→ **The exercise**: Print, word for word, the opening line of the data below and every line after it through the line that contains "lines.append(ln)", but not the pictures.

→ **Material**:
────

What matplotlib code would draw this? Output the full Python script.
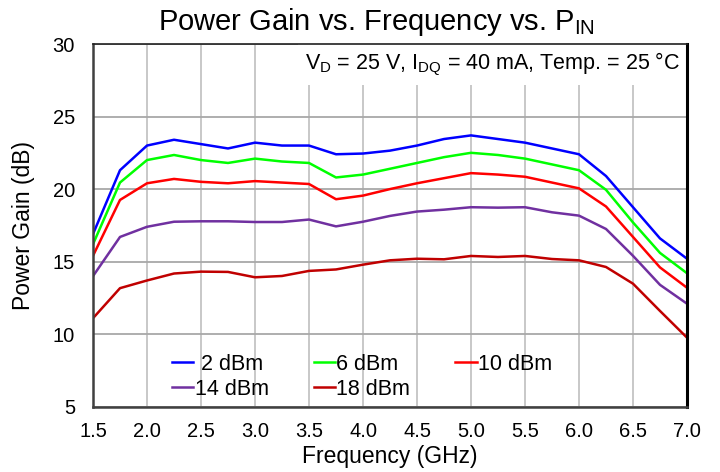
import matplotlib
matplotlib.use("Agg")
import matplotlib.pyplot as plt
import numpy as np

plt.rcParams['font.family'] = ['Liberation Sans', 'DejaVu Sans']
plt.rcParams['mathtext.fontset'] = 'custom'
plt.rcParams['mathtext.rm'] = 'Liberation Sans'
plt.rcParams['mathtext.it'] = 'Liberation Sans'

# frequency points (GHz)
freq = [1.5, 1.75, 2.0, 2.25, 2.5, 2.75, 3.0, 3.25, 3.5, 3.75, 4.0, 4.25,
        4.5, 4.75, 5.0, 5.25, 5.5, 5.75, 6.0, 6.25, 6.5, 6.75, 7.0]

# power gain (dB) per input power
gain_2dbm = [16.9, 21.3, 23.0, 23.4, 23.1, 22.8, 23.2, 23.0, 23.0, 22.4, 22.45, 22.65,
             23.0, 23.45, 23.7, 23.45, 23.2, 22.8, 22.4, 20.9, 18.75, 16.6, 15.2]
gain_6dbm = [16.2, 20.45, 22.0, 22.35, 22.0, 21.8, 22.1, 21.9, 21.8, 20.8, 21.0, 21.4,
             21.8, 22.2, 22.5, 22.35, 22.1, 21.7, 21.3, 19.95, 17.7, 15.6, 14.2]
gain_10dbm = [15.4, 19.25, 20.4, 20.7, 20.5, 20.4, 20.55, 20.45, 20.35, 19.3, 19.55, 20.0,
              20.4, 20.75, 21.1, 21.0, 20.85, 20.45, 20.05, 18.8, 16.7, 14.6, 13.2]
gain_14dbm = [14.0, 16.7, 17.4, 17.75, 17.78, 17.78, 17.73, 17.73, 17.9, 17.43, 17.75, 18.15,
              18.45, 18.58, 18.75, 18.72, 18.75, 18.4, 18.17, 17.25, 15.4, 13.4, 12.1]
gain_18dbm = [11.1, 13.17, 13.7, 14.18, 14.31, 14.29, 13.92, 14.01, 14.36, 14.46, 14.79, 15.09,
              15.2, 15.16, 15.39, 15.32, 15.39, 15.18, 15.09, 14.63, 13.48, 11.6, 9.76]

labels = [' 2 dBm', '6 dBm', '10 dBm', '14 dBm', '18 dBm']
colors = ['#0000ff', '#00ff00', '#ff0000', '#7030a0', '#c00000']
series = [gain_2dbm, gain_6dbm, gain_10dbm, gain_14dbm, gain_18dbm]

fig = plt.figure(figsize=(7.2, 4.72), dpi=100)
ax = fig.add_axes([93/720, 1 - 406.7/472, (687 - 93)/720, (406.7 - 44)/472])

lines = []
for y, c, lab in zip(series, colors, labels):
    ln, = ax.plot(freq, y, color=c, lw=1.8, label=lab, zorder=3)
    lines.append(ln)

ax.set_xlim(1.5, 7.0)
ax.set_ylim(5, 30)
ax.set_xticks(np.arange(1.5, 7.01, 0.5))
ax.set_yticks(np.arange(5, 31, 5))
ax.set_xticklabels(['%.1f' % v for v in np.arange(1.5, 7.01, 0.5)])

# grid: light vertical, slightly darker horizontal
ax.grid(axis='x', color='#c4c4c4', lw=1.3, zorder=1)
ax.grid(axis='y', color='#a8a8a8', lw=1.3, zorder=1)

ax.tick_params(length=0, labelsize=14.5)
ax.tick_params(axis='x', pad=11)
ax.tick_params(axis='y', pad=13)

for s in ['left', 'bottom']:
    ax.spines[s].set_color('#404040')
    ax.spines[s].set_linewidth(1.8)
ax.spines['top'].set_color('#202020')
ax.spines['top'].set_linewidth(1.2)
ax.spines['right'].set_color('black')
ax.spines['right'].set_linewidth(2.2)
for s in ax.spines.values():
    s.set_zorder(5)

ax.set_xlabel('Frequency (GHz)', fontsize=16.5, labelpad=3)
ax.set_ylabel('Power Gain (dB)', fontsize=16.5, labelpad=13)

fig.text(376/720, 1 - 22/472, 'Power Gain vs. Frequency vs. P$_{\\mathrm{IN}}$',
         ha='center', va='center', fontsize=21)

ax.text(0.988, 0.943, 'V$_{\\mathrm{D}}$ = 25 V, I$_{\\mathrm{DQ}}$ = 40 mA, Temp. = 25 \u00b0C',
        transform=ax.transAxes, ha='right', va='center', fontsize=15.5, zorder=4,
        bbox=dict(facecolor='white', edgecolor='none', pad=5))

order = [0, 3, 1, 4, 2]
ax.legend([lines[i] for i in order], [labels[i] for i in order], ncol=3,
          frameon=False, fontsize=15.5, handlelength=1.0, handletextpad=0.05,
          columnspacing=2.1, labelspacing=0.2,
          loc='upper left', bbox_to_anchor=(0.1003, 0.2))

fig.savefig('out.png', dpi=100)
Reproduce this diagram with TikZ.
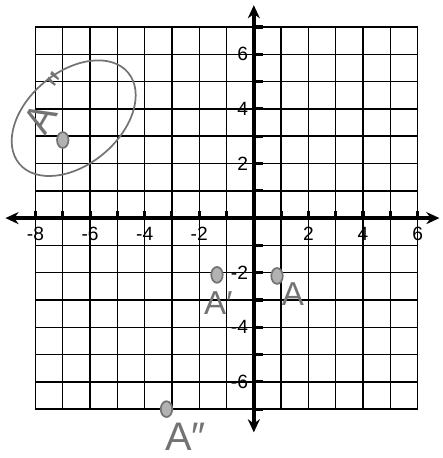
\documentclass[tikz,border=0pt]{standalone}
\usepackage{fontspec}
\setmainfont{Liberation Sans}
\usetikzlibrary{arrows.meta,positioning,shapes.geometric}
\definecolor{pencil}{RGB}{115,115,115}

\begin{document}
\begin{tikzpicture}[
  x=5mm, y=5mm, font=\normalsize,
  gridline/.style={black, line width=0.75pt},
  axis/.style={{Stealth[length=2.4mm,width=2.2mm]}-{Stealth[length=2.4mm,width=2.2mm]}, line width=2.2pt, black},
  tick/.style={black, line width=1.6pt},
  num/.style={inner sep=0pt},
  dot/.style={ellipse, draw=pencil, fill=pencil!55, line width=0.9pt, minimum width=2.1mm, minimum height=2.9mm, inner sep=0pt},
  hand/.style={pencil, inner sep=0pt, font=\LARGE}
]
\useasboundingbox (-9.3,-8.79) rectangle (6.92,7.99);

% grid
\foreach \x in {-8,...,6} \draw[gridline] (\x,-7) -- (\x,7);
\foreach \y in {-7,...,7} \draw[gridline] (-8,\y) -- (6,\y);

% axes
\coordinate (xl) at (-9.1,0);
\coordinate (xr) at (6.8,0);
\coordinate (yb) at (0,-7.85);
\coordinate (yt) at (0,7.8);
\draw[axis] (xl) -- (xr);
\draw[axis] (yb) -- (yt);
\foreach \x in {-8,...,6} \draw[tick] (\x,0) -- (\x,0.25);
\foreach \y in {-7,...,7} \draw[tick] (0,\y) -- (0.32,\y);

% numbers
\foreach \x in {-8,-6,-4,-2,2,4,6} \node[num, anchor=north] at (\x,-0.32) {\x};
\foreach \y in {-6,-4,-2,2,4,6} \node[num, anchor=east] at (-0.2,\y) {\y};

% points
\node[dot] (A) at (0.85,-2.12) {};
\node[dot] (A1) at (-1.35,-2.08) {};
\node[dot] (A2) at (-3.2,-7.0) {};
\node[dot] (A3) at (-7.0,2.86) {};

\node[hand] (lA) at (1.43,-2.8) {A};
\node[hand] (lA1) at (-1.3,-3.1) {A′};
\node[hand, font=\huge] (lA2) at (-2.5,-8.0) {A″};
\node[hand, font=\huge, rotate=60] (lA3) at (-7.5,4.2) {A\hspace{0.5em}″};

% ring round the upper one
\coordinate (ring) at (-6.6,3.66);
\draw[pencil, line width=0.9pt, rotate around={40:(ring)}] (ring) ellipse (2.6 and 1.7);
\end{tikzpicture}
\end{document}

────

→ **Answer below**:
What matplotlib code would draw this? Output the full Python script.
import matplotlib
matplotlib.use("Agg")
import matplotlib.pyplot as plt
import numpy as np

plt.rcParams['font.family'] = ['Liberation Sans', 'DejaVu Sans']
plt.rcParams['mathtext.fontset'] = 'custom'
plt.rcParams['mathtext.rm'] = 'Liberation Sans'
plt.rcParams['mathtext.it'] = 'Liberation Sans'

# frequency points (GHz)
freq = [1.5, 1.75, 2.0, 2.25, 2.5, 2.75, 3.0, 3.25, 3.5, 3.75, 4.0, 4.25,
        4.5, 4.75, 5.0, 5.25, 5.5, 5.75, 6.0, 6.25, 6.5, 6.75, 7.0]

# power gain (dB) per input power
gain_2dbm = [16.9, 21.3, 23.0, 23.4, 23.1, 22.8, 23.2, 23.0, 23.0, 22.4, 22.45, 22.65,
             23.0, 23.45, 23.7, 23.45, 23.2, 22.8, 22.4, 20.9, 18.75, 16.6, 15.2]
gain_6dbm = [16.2, 20.45, 22.0, 22.35, 22.0, 21.8, 22.1, 21.9, 21.8, 20.8, 21.0, 21.4,
             21.8, 22.2, 22.5, 22.35, 22.1, 21.7, 21.3, 19.95, 17.7, 15.6, 14.2]
gain_10dbm = [15.4, 19.25, 20.4, 20.7, 20.5, 20.4, 20.55, 20.45, 20.35, 19.3, 19.55, 20.0,
              20.4, 20.75, 21.1, 21.0, 20.85, 20.45, 20.05, 18.8, 16.7, 14.6, 13.2]
gain_14dbm = [14.0, 16.7, 17.4, 17.75, 17.78, 17.78, 17.73, 17.73, 17.9, 17.43, 17.75, 18.15,
              18.45, 18.58, 18.75, 18.72, 18.75, 18.4, 18.17, 17.25, 15.4, 13.4, 12.1]
gain_18dbm = [11.1, 13.17, 13.7, 14.18, 14.31, 14.29, 13.92, 14.01, 14.36, 14.46, 14.79, 15.09,
              15.2, 15.16, 15.39, 15.32, 15.39, 15.18, 15.09, 14.63, 13.48, 11.6, 9.76]

labels = [' 2 dBm', '6 dBm', '10 dBm', '14 dBm', '18 dBm']
colors = ['#0000ff', '#00ff00', '#ff0000', '#7030a0', '#c00000']
series = [gain_2dbm, gain_6dbm, gain_10dbm, gain_14dbm, gain_18dbm]

fig = plt.figure(figsize=(7.2, 4.72), dpi=100)
ax = fig.add_axes([93/720, 1 - 406.7/472, (687 - 93)/720, (406.7 - 44)/472])

lines = []
for y, c, lab in zip(series, colors, labels):
    ln, = ax.plot(freq, y, color=c, lw=1.8, label=lab, zorder=3)
    lines.append(ln)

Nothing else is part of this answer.